Nowadays whenever the word “reform” is used within the Church – both on the grassroots level and on a global scale – the issue of woman’s role in the Church and her point of view is front and center. Just think of the Austrian priests’ widespread call for disobedience (v. Pfarrer-Initiative). And of the worldwide demand for a reform of the Church called for by theologians and believers right after Pope Benedict’s resignment. Asking for some clear turning points: collegiality, the role of women, homosexuality and bioethics. All of these are requests that the Church will have to face, but nobody can tell whether the Church will come to accept them. Millenary-old as it is, the Catholic Church doesn’t walk in a straight line, so it can move forward, as well as simply go back to the past.
Where in the world is this need for change more strongly felt?
Mostly in Europe and in Northern America. But not everybody is free to manifest it. Still, I don’t think the first thing to do is to ordinate women. First you would have to deeply reform the ministry of the Church.
What happened between the resignment of Benedict XVI and his flight toward Castel Gandolfo?
Those 19 days were impressive to behold. The pope could’ve resigned and left straight away. Why would he wait? But in the meantime, something happened: the event itself, that would forever change the sacred nature of the Pope, was transformed by the prayers of the believers. And in turn influenced the gaze of the media. Through a cleverly conceived direction, the Vatican framed the event well, altering its colors, and shifting its common perception. From a state of shock to the hearfelt involvement in the story of an old man leaving for his final pilgrimage.
Was it the same for the prolonged sickness of John Paul II, whose weakness was turned into his strength?
Yes, but his story involved a more mystical aspect. Whereas in this case they had to convince the faihtful of something that would not be as easily accepted by the average belief in the intangibility of the Pope. A precedent was thus created: it happened, but the Church wasn’t destroyed in the process. And if this is possible, other great changes will be, too. But it all has to be done properly, and wisely, by the Church.
Do you believe this will signal the end of the patriarchy in the church?
It wasn’t an explosion, but there was a cut. One of many, perhaps the deepest: no more intangibility for the role of the pope, the embodiment of patriarchy. This, too, tells us that the patriarchy has been laid bare.
The pontificate of Benedict XVI wasn’t very welcoming toward women.
I concur. Let’s go back to his last two speeches. During the Christmas greetings to the Roman Curia he harshly criticized gender philosophy. And in occasion of the world day of peace he depicted homosexuals as enemies of peace itself. That’s why I say that asking for the ordination of women won’t be enough: the Church needs to embrace the basic tenets of gender philosophy.
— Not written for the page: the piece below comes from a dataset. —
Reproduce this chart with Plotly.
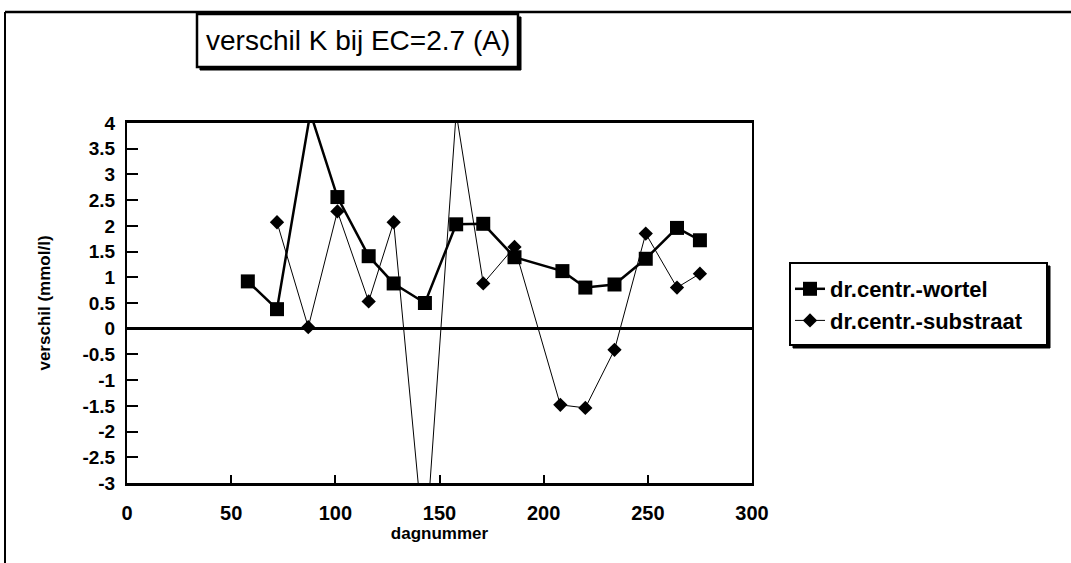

To change and move towards the comprehension of a humankind made of two genders, the revision of stereotypes, and the creation of a non segregated sexuality.
Wouldn’t you say that this process is already underway among the faithful?
I’d say that the catholics would find it more difficult to change their basic coordinates, than to accept the ordination of women. Still, yes, you could say the process is underway, thanks to leading issues like the the rights of the homosexuals. Single issues, though, lead to the bigger picture, which in turn allows for other single victories: what’s truly important is to begin the virtuous circle.
When white smoke will pour out of the chimney, what signs will tell us if the change is really happening?
First of all, you will have to look at the Pope’s origin. Not the ethnic one, neither the geographical one: you will have to look at the group he belongs to, at his background, at his résumé. At his biography, like women would love to put it.